Help text and tool tips - 6. Is the data machine readable?

As mentioned over here, I’m proposing shorter text for the nine census questions. Here’s the 6th suggestion.

Question 6: Is the data machine readable?

Files are digital, yes, but not all can be processed or parsed easily by a computer. In order to answer this question, you would need to look at the datasets file type. As a rule of thumb the following file types are machine readable:

  • XLS
  • CSV
  • JSON
  • XML

If the files are in the following formats, the are NOT machine readable:

  • HTML
  • PDF
  • DOC
  • JIF
  • JPEG
  • PPT

If you have a different file type and you don’t know if it’s machine readable or not, send an email to the Open Data Census list.


Data is machine readable if it is structured and can be automatically read and processed by a computer. Common machine readable file formats include CSV, XLS, JSON, XML, RDF, SHP.

The following file formats are NOT machine readable, HTML, PDF, DOC, GIF, JPEG, PPT.

I’ve dropped the email statement as we now have Support in the top menu that links to this forum.

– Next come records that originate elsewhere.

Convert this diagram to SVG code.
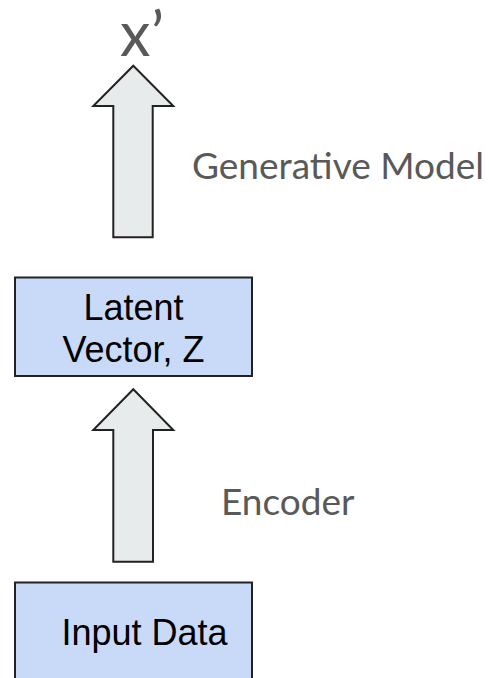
<svg xmlns="http://www.w3.org/2000/svg" width="489" height="678" viewBox="0 0 489 678">
  <style>
    .box { fill: #c9daf8; stroke: #222222; stroke-width: 2; }
    .arrow { fill: #e8ebeb; stroke: #222222; stroke-width: 2; stroke-linejoin: miter; }
    .boxtext { font-family: "Liberation Sans", Arial, sans-serif; font-size: 36px; fill: #000000; text-anchor: middle; }
    .label { font-family: Lato, "Open Sans", sans-serif; font-size: 37px; fill: #595959; }
    .out { font-family: Lato, "Open Sans", sans-serif; font-size: 61px; fill: #595959; }
  </style>
  <rect width="489" height="678" fill="#ffffff"/>

  <g id="output">
    <text class="out" x="120" y="56">x<tspan x="151">’</tspan></text>
  </g>

  <g id="connectors">
    <!-- block arrow: latent vector -> output -->
    <path class="arrow" d="M133.3,65.7 L173.3,106 L152.7,106 L152.7,237.3 L113.3,237.3 L113.3,106 L93.3,106 Z"/>
    <!-- block arrow: input data -> latent vector -->
    <path class="arrow" d="M133.3,389.3 L173.3,430 L153,430 L153,561.7 L113.3,561.7 L113.3,430 L93.3,430 Z"/>
  </g>

  <g id="label-generative">
    <text class="label" x="192" y="179">Generative Model</text>
  </g>

  <g id="label-encoder">
    <text class="label" x="221" y="515">Encoder</text>
  </g>

  <g id="latent">
    <rect class="box" x="15" y="277.5" width="237" height="98.5"/>
    <text class="boxtext" x="133.5" y="320">Latent</text>
    <text class="boxtext" x="133.5" y="361.5">Vector, Z</text>
  </g>

  <g id="input">
    <rect class="box" x="15" y="582.5" width="237" height="110"/>
    <text class="boxtext" x="144.5" y="645">Input Data</text>
  </g>
</svg>
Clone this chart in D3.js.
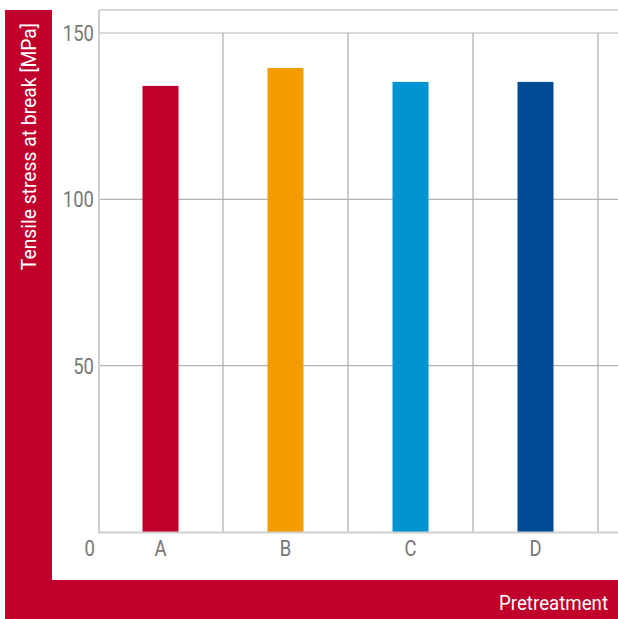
<!DOCTYPE html>
<html>
<head>
<meta charset="utf-8">
<script src="https://cdn.jsdelivr.net/npm/d3@7"></script>
<style>
  html, body { margin: 0; padding: 0; background: #fff; }
  svg { display: block; }
  text { font-family: Roboto, "Liberation Sans", sans-serif; }
</style>
</head>
<body>
<div id="chart"></div>
<script>
// Tensile stress at break per pretreatment
const categories = ["A", "B", "C", "D"];
const values = [134.1, 139.5, 135.3, 135.3];
const barColors = ["#c0002a", "#f39c00", "#0095d0", "#004a96"];
const yTicks = [50, 100, 150];
const yTitle = "Tensile stress at break [MPa]";
const xTitle = "Pretreatment";

const W = 618, H = 619;
const brand = "#c0002a";

const svg = d3.select("#chart").append("svg")
  .attr("width", W).attr("height", H);

// red L-shaped frame holding the axis titles
svg.append("rect").attr("x", 5).attr("y", 10).attr("width", 47).attr("height", H - 10).attr("fill", brand);
svg.append("rect").attr("x", 5).attr("y", 580).attr("width", W - 5).attr("height", H - 580).attr("fill", brand);

const plot = { left: 98, right: 598, top: 10, bottom: 532 };

const x = d3.scaleBand().domain(categories)
  .range([plot.left, plot.right]).paddingInner(0).paddingOuter(0);
const y = d3.scaleLinear().domain([0, 150]).range([plot.bottom, 33]);

const grid = svg.append("g");

// horizontal gridlines
grid.selectAll("line.h").data(yTicks).join("line")
  .attr("class", "h")
  .attr("x1", plot.left).attr("x2", W)
  .attr("y1", d => y(d)).attr("y2", d => y(d))
  .attr("stroke", "#b3b3b3").attr("stroke-width", 1.2);

// vertical separators between categories
grid.selectAll("line.v").data(categories).join("line")
  .attr("class", "v")
  .attr("x1", d => x(d) + x.bandwidth()).attr("x2", d => x(d) + x.bandwidth())
  .attr("y1", y(150)).attr("y2", plot.bottom)
  .attr("stroke", "#ababab").attr("stroke-width", 1.2);

// top border
grid.append("line")
  .attr("x1", 99).attr("x2", W).attr("y1", plot.top).attr("y2", plot.top)
  .attr("stroke", "#b3b3b3").attr("stroke-width", 1.2);

// bars
const barW = 36;
svg.append("g").selectAll("rect").data(values).join("rect")
  .attr("x", (d, i) => x(categories[i]) + x.bandwidth() / 2 - barW / 2)
  .attr("width", barW)
  .attr("y", d => y(d))
  .attr("height", d => y(0) - y(d))
  .attr("fill", (d, i) => barColors[i]);

// left axis and baseline
svg.append("line")
  .attr("x1", 99).attr("x2", 99).attr("y1", plot.top).attr("y2", plot.bottom + 1)
  .attr("stroke", "#cfcfcf").attr("stroke-width", 2);
svg.append("line")
  .attr("x1", 98).attr("x2", W).attr("y1", plot.bottom + 0.5).attr("y2", plot.bottom + 0.5)
  .attr("stroke", "#cfcfcf").attr("stroke-width", 2);

// narrow-set label: Roboto squeezed horizontally
function condText(g, tx, ty, str, anchor, fill, size, squeeze, rotate) {
  const t = g.append("g")
    .attr("transform", `translate(${tx},${ty})` + (rotate ? ` rotate(${rotate})` : "") + ` scale(${squeeze},1)`);
  t.append("text")
    .attr("text-anchor", anchor)
    .attr("fill", fill)
    .attr("font-size", size)
    .text(str);
  return t;
}

// y tick labels
const labels = svg.append("g");
yTicks.forEach(v => condText(labels, 94, y(v) + 8, String(v), "end", "#777", 22, 0.84));
condText(labels, 95, 556, "0", "end", "#777", 22, 0.84);

// category labels
categories.forEach(c => condText(labels, x(c) + x.bandwidth() / 2, 556, c, "middle", "#777", 22, 0.84));

// axis titles
condText(labels, 36, 23, yTitle, "end", "#fff", 21, 0.92, -90);
condText(labels, 608, 610, xTitle, "end", "#fff", 21, 0.89);
</script>
</body>
</html>
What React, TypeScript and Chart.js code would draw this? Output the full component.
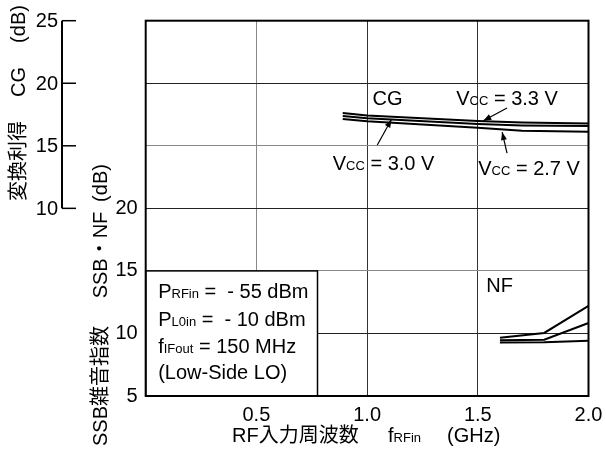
import { useEffect, useRef } from 'react';
import { Chart, registerables } from 'chart.js';

Chart.register(...registerables);

const FONT = '"Liberation Sans", Arial, "Noto Sans CJK JP", sans-serif';

// ---- axis definitions ----
const xTickValues = [0.5, 1.0, 1.5, 2.0]; // GHz
const nfTickValues = [5, 10, 15, 20]; // dB (SSB NF, lower half)
const cgTickValues = [10, 15, 20, 25]; // dB (conversion gain, upper half)

// ---- conversion gain curves ----
const cgFreq = [0.89, 1.0, 1.5, 1.7, 2.0];
const cgVcc33 = [17.62, 17.42, 16.98, 16.86, 16.79];
const cgVcc30 = [17.38, 17.2, 16.74, 16.63, 16.58];
const cgVcc27 = [17.14, 16.96, 16.44, 16.2, 16.12];

// ---- SSB noise figure curves ----
const nfFreq = [1.6, 1.8, 2.0];
const nfCurveA = [9.65, 10.04, 12.2];
const nfCurveB = [9.45, 9.5, 10.84];
const nfCurveC = [9.28, 9.3, 9.42];

type Part = [string, number];

function rich(ctx: CanvasRenderingContext2D, parts: Part[], x: number, y: number, align: 'left' | 'center' | 'right' = 'left') {
  let w = 0;
  for (const [t, s] of parts) {
    ctx.font = `${s}px ${FONT}`;
    w += ctx.measureText(t).width;
  }
  let cx = align === 'left' ? x : align === 'center' ? x - w / 2 : x - w;
  ctx.textAlign = 'left';
  ctx.textBaseline = 'alphabetic';
  for (const [t, s] of parts) {
    ctx.font = `${s}px ${FONT}`;
    ctx.fillText(t, cx, y);
    cx += ctx.measureText(t).width;
  }
}

function arrow(ctx: CanvasRenderingContext2D, x1: number, y1: number, x2: number, y2: number) {
  ctx.beginPath();
  ctx.moveTo(x1, y1);
  ctx.lineTo(x2, y2);
  ctx.lineWidth = 1.2;
  ctx.stroke();
  const ang = Math.atan2(y2 - y1, x2 - x1);
  const L = 8, W = 3;
  ctx.beginPath();
  ctx.moveTo(x2, y2);
  ctx.lineTo(x2 - L * Math.cos(ang) + W * Math.sin(ang), y2 - L * Math.sin(ang) - W * Math.cos(ang));
  ctx.lineTo(x2 - L * Math.cos(ang) - W * Math.sin(ang), y2 - L * Math.sin(ang) + W * Math.cos(ang));
  ctx.closePath();
  ctx.fill();
}

const M = 20; // main font size
const S = 13; // subscript size

const overlay = {
  id: 'overlay',
  afterDatasetsDraw(chart: any) {
    const { ctx, chartArea: a, scales } = chart;
    const xs = scales.x, yN = scales.y, yC = scales.yCG;
    const px = (v: number) => xs.getPixelForValue(v);
    const pn = (v: number) => yN.getPixelForValue(v);
    const pc = (v: number) => yC.getPixelForValue(v);
    ctx.save();
    ctx.fillStyle = '#000';
    ctx.strokeStyle = '#000';

    // condition box
    const bx1 = px(0), bx2 = px(0.776), by1 = pn(15), by2 = pn(5);
    ctx.fillStyle = '#fff';
    ctx.fillRect(bx1, by1, bx2 - bx1, by2 - by1);
    ctx.lineWidth = 1.5;
    ctx.strokeRect(bx1, by1, bx2 - bx1, by2 - by1);
    ctx.fillStyle = '#000';
    const tx = bx1 + 12.5;
    rich(ctx, [['P', M], ['RFin', S], [' =  - 55 dBm', M]], tx, by1 + 27);
    rich(ctx, [['P', M], ['L0in', S], [' =  - 10 dBm', M]], tx, by1 + 55);
    rich(ctx, [['f', M], ['IFout', S], [' = 150 MHz', M]], tx, by1 + 82);
    rich(ctx, [['(Low-Side LO)', M]], tx, by1 + 108);

    // frame
    ctx.lineWidth = 2;
    ctx.strokeRect(a.left, a.top, a.right - a.left, a.bottom - a.top);

    // CG axis (separate, left)
    const axX = 62;
    ctx.lineWidth = 2;
    ctx.beginPath();
    ctx.moveTo(axX, pc(25));
    ctx.lineTo(axX, pc(10));
    ctx.stroke();
    ctx.lineWidth = 1.5;
    ctx.font = `${M}px ${FONT}`;
    for (const v of cgTickValues) {
      const y = pc(v);
      ctx.beginPath();
      ctx.moveTo(axX, y);
      ctx.lineTo(axX + 14, y);
      ctx.stroke();
      ctx.textAlign = 'right';
      ctx.textBaseline = 'middle';
      ctx.fillText(String(v), axX - 4, y + 1);
    }

    // CG axis title (rotated)
    ctx.save();
    ctx.translate(19, 0);
    ctx.rotate(-Math.PI / 2);
    ctx.font = `${M}px ${FONT}`;
    ctx.textBaseline = 'middle';
    ctx.textAlign = 'center';
    ctx.fillText('変換利得', -161, 0);
    ctx.fillText('CG', -82, 0);
    ctx.fillText('(dB)', -24, 0);
    ctx.restore();

    // NF axis title (rotated)
    ctx.save();
    ctx.translate(101, 0);
    ctx.rotate(-Math.PI / 2);
    ctx.font = `${M}px ${FONT}`;
    ctx.textBaseline = 'middle';
    ctx.textAlign = 'center';
    ctx.fillText('SSB雑音指数', -386, 0);
    ctx.fillText('SSB・NF', -255, 0);
    ctx.fillText('(dB)', -183, 0);
    ctx.restore();

    // x axis title
    rich(ctx, [['RF入力周波数', M]], 232, 442);
    rich(ctx, [['f', M], ['RFin', S]], 388, 442);
    rich(ctx, [['(GHz)', M]], 447, 442);

    // curve labels
    rich(ctx, [['CG', M]], px(1.092), pc(18.26), 'center');
    rich(ctx, [['V', M], ['CC', S], [' = 3.3 V', M]], px(1.632), pc(18.26), 'center');
    rich(ctx, [['V', M], ['CC', S], [' = 3.0 V', M]], px(0.845), pc(13.06), 'left');
    rich(ctx, [['V', M], ['CC', S], [' = 2.7 V', M]], px(1.502), pc(12.66), 'left');
    rich(ctx, [['NF', M]], px(1.538), pn(13.3), 'left');

    // arrows
    arrow(ctx, px(1.632), pc(18.02), px(1.525), pc(17.0));
    arrow(ctx, px(1.046), pc(15.06), px(1.11), pc(17.1));
    arrow(ctx, px(1.632), pc(14.42), px(1.61), pc(16.1));

    ctx.restore();
  },
};

const lineDs = (xsArr: number[], ysArr: number[], yAxisID: string) => ({
  data: xsArr.map((x, i) => ({ x, y: ysArr[i] })),
  yAxisID,
  borderColor: '#000',
  borderWidth: 2,
  pointRadius: 0,
  tension: 0,
  fill: false,
});

const gridColor = (v: number) => {
  if (v === 10 || v === 20 || v === 30) return '#222';
  return '#888';
};

const zeroPad = (s: any) => {
  s.paddingLeft = 0;
  s.paddingRight = 0;
  s.paddingTop = 0;
  s.paddingBottom = 0;
};

export default function App() {
  const ref = useRef<HTMLCanvasElement>(null);
  useEffect(() => {
    if (!ref.current) return;
    const chart = new Chart(ref.current, {
      type: 'line',
      data: {
        datasets: [
          lineDs(cgFreq, cgVcc33, 'yCG'),
          lineDs(cgFreq, cgVcc30, 'yCG'),
          lineDs(cgFreq, cgVcc27, 'yCG'),
          lineDs(nfFreq, nfCurveA, 'y'),
          lineDs(nfFreq, nfCurveB, 'y'),
          lineDs(nfFreq, nfCurveC, 'y'),
        ] as any,
      },
      options: {
        responsive: false,
        animation: false,
        devicePixelRatio: 1,
        layout: { padding: { top: 20.7, right: 17.5, left: 0, bottom: 0 } },
        plugins: { legend: { display: false }, tooltip: { enabled: false } },
        scales: {
          x: {
            type: 'linear',
            min: 0,
            max: 2.0,
            afterBuildTicks: (s: any) => {
              s.ticks = [0, ...xTickValues].map((v) => ({ value: v }));
            },
            ticks: {
              autoSkip: false,
              maxRotation: 0,
              color: '#000',
              font: { size: M, family: FONT },
              padding: 7,
              callback: (v: any) => (xTickValues.includes(Number(v)) ? Number(v).toFixed(1) : ''),
            },
            grid: {
              drawTicks: false,
              color: (c: any) => (c.tick && c.tick.value === 0.5 ? '#888' : '#333'),
              lineWidth: 1,
            },
            border: { display: false },
            afterFit: (s: any) => {
              s.height = 72;
              zeroPad(s);
            },
          },
          y: {
            type: 'linear',
            min: 5,
            max: 35,
            afterBuildTicks: (s: any) => {
              s.ticks = [5, 10, 15, 20, 25, 30, 35].map((v) => ({ value: v }));
            },
            ticks: {
              autoSkip: false,
              color: '#000',
              font: { size: M, family: FONT },
              padding: 8,
              callback: (v: any) => (nfTickValues.includes(Number(v)) ? String(v) : ''),
            },
            grid: {
              drawTicks: false,
              color: (c: any) => gridColor(c.tick ? c.tick.value : 0),
              lineWidth: 1,
            },
            border: { display: false },
            afterFit: (s: any) => {
              s.width = 145.7;
              zeroPad(s);
            },
          },
          yCG: {
            type: 'linear',
            min: -5,
            max: 25,
            display: false,
          },
        },
      } as any,
      plugins: [overlay],
    });
    return () => chart.destroy();
  }, []);
  return (
    <div style={{ position: 'fixed', left: 0, top: 0, width: 606, height: 468, background: '#fff' }}>
      <canvas ref={ref} width={606} height={468} />
    </div>
  );
}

There has recently been a big debate about this on the Open Definition mailing list. The key requirement is that the content is easily processible and modifiable by a computer. That means that a JPG of a document is not “machine readable” but a JPG of a picture of a person is “machine readable”. A more difficult case is a JPG of a map tile - although the definition of “national map” would currently allow raster maps as well as vector or CAD maps.

This is a really good point. I think that for the current dataset, jpg is not applicable as Machine readable. Let’s play it by ear, we can always change the help text when needed.

And keeping it in bullet points, This is one of the most problematic question in the forum and need to be as clear as possible. I will think what to do with the tool tip.

A JPEG probably becomes machine readable when the JPEG has meta data and when a tool becomes freely and widely available that scans the jpeg and assigns meta data to it from a larger database? Like Facial recognition software?

The shortened version is better IMO.